The very edge of Bangkok, so far from the centre it is almost in another province; the edge of the centre of Melbourne, the near-edge, 15-minute walk to the central train station. That edge of Bangkok at 6am is more lively than that near-centre of Melbourne at noon. But, not to be all negative all the time: the near-centre of Melbourne noon is more lively than the edge of Bangkok at midnight. By a small margin.
The taxis are bright pink, orange, blue, green and multicolour, 7-Elevens come by the thousands, and the city has 12 million souls, but can still be traversed, edge to edge, on wonky public transport, changing three times, in under an hour. Balconies everywhere (I love balconies). The city functions as trees of streets rather than districts – you find your big street, the smaller street that branches off, the tiny street that branches off, the house. Big streets are all infrastructure, elevated, wide, with pedestrian walkways, but there is no way to kill this city by quartering.
I have been on seven modes of moveable transport today, and notable infrastructure included pedestrian bridges, multi-storeys shopping malls connecting parts of the city at multiple levels, and covered market streets. The modes of transport: taxi, rickety bus, small shuttle bus, ‘local bus’ (which is a derelict rickety bus), provincial bus (which is a mini-truck with two benches in the back), ferry, and tuk tuk (which is a vespa for four with an awning). One of the buses, I forget which, had fans attached to the ceiling for air-conditioning. They all had doors open to maximise breeze, except the truck-bus, which was all open and people would run and jump on.
I sit here, in this big beautiful city, a city which is all shonky, all makeshift, but is essentially a good, functioning city – the way most of Melbourne is not a good, functioning city – and I feel at ease and I feel at home. Walking down these suburban alleys at midnight, dodging scooters, boys painting walls, girls frying meat, kids playing, I am relaxed, and calmly happy, and this sense of ease is as unpremeditated and spontaneous as the way in which, standing in outer suburban Melbourne, I automatically feel distressed and unhappy. This feels familiar and known.
Thailand is like some sort of Croatia for South-East Asia: tourism, water, cracked sidewalks, people who smile. Everything comes in a way I would expect it to come to me on the Croatian coast, only in unintelligible script. Parent coo and mock their children; babies too small to have friends (because independence comes with friends) roam around trying to break stuff and kill themselves; older children play outrageously late and outrageously loudly; women in their thirties wear denim shorts; chairs in good restaurants are made of plastic; we walk through traffic.
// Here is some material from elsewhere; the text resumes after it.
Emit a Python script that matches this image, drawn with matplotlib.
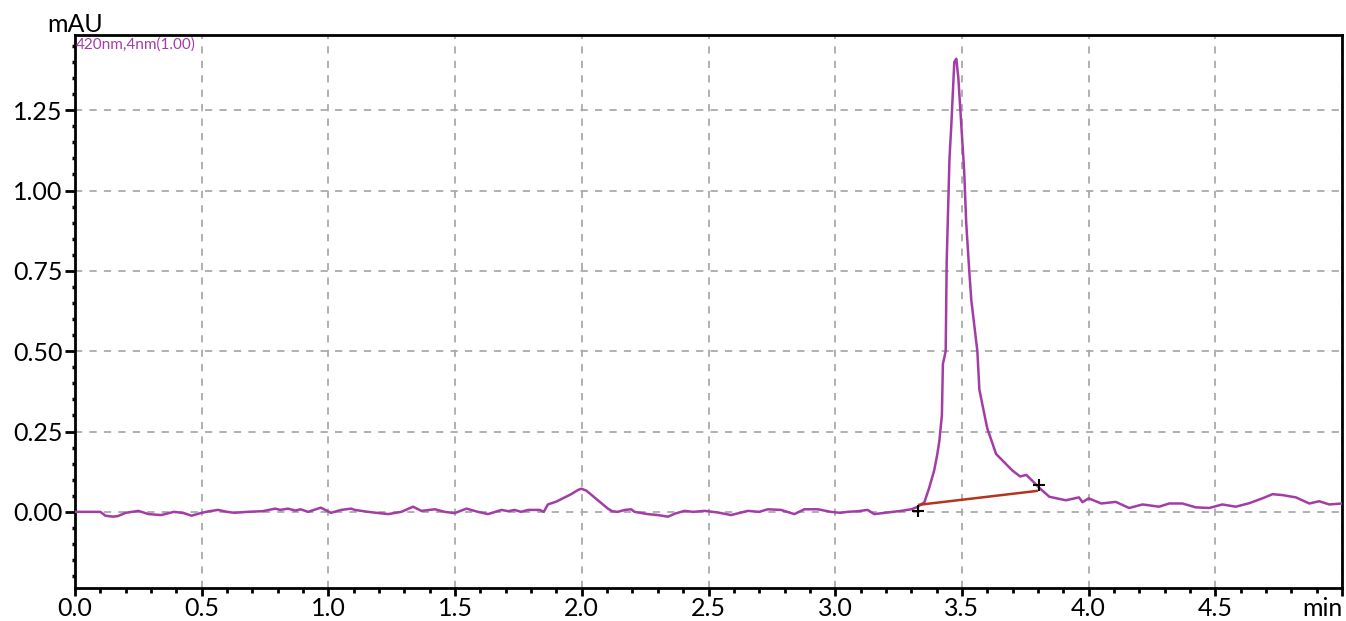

In the evening, women are sitting on the floor outside their houses chatting. Backyards are at the front, and paved over. Plastic buckets everywhere. Faint smell of stale water wherever you go, like in Venice. And the best restaurant outside town is in the same kind of rotting modernist seaside building as they would be in Croatia; and the personnel consists mostly of teenagers, as it would in Croatia; and the teenagers hang around while they’re finishing work, in big groups, girls rolling eyes at boys in a loving manner. It’s all so stupidly close to my last summer of high school, spent doing work experience in a crummy coastal hotel with a bunch of kids and barely any supervision, leading to the same combination of underpayment, dilligence, and flirting, that the kids were displaying tonight.
I have the same vortex of immediate recognition when I see images of Israel (again: only in unintelligible script), like a thin thread of Mediterraneanness, or at least coastalness (Sydney does the same, if not too inland), that makes us all mutually intelligible to each other, and I know with the blind conviction of someone not-entirely-sane that I could live here, and I could be happy here. Even without speaking the language. When these people heartily laugh at me for being a foreigner and not understanding their language, when they sing songs with their four-year-old daughters in restaurants, when I see a pink-collared teenager running hands through her mall co-worker’s hair while she is serving a customer without any sense of impropriety, or when I walk through the end of the night at the big hall of the seaside restaurant, and the band performs on a synthesiser, the girl sings slightly off-key, and on the dance floor there is only a young woman with an elderly man (but everyone applauds at the end) – I understand these people. They make sense to me.
And then I start wondering again about whether I’m just undermining my own happiness by staying in Australia, for no reason good enough, nothing but habit and indecisiveness. In a real, genuine way, in which I am asking this question all the time. My being in Australia often amounts to a kind of waiting for it to become really enjoyable. Keeping tabs (like someone else I knows does, of dinners served versus dinners received). Cutting my expectations down always slightly more finely. Having to discard yet another boyfriend because, when I thought I had found someone with a sense of Mediterranean easy-going joie-de-vivre, I had actually gotten myself an irresponsible lunatic (who usually takes himself way too seriously). That kind of stop-start. Stop-start.
It is only a little past 10pm here, and I will now change into my own short denim shorts, and go for a stroll around the neighbourhood, to find a snack, sit on the footpath, and make friends with someone who doesn’t speak English.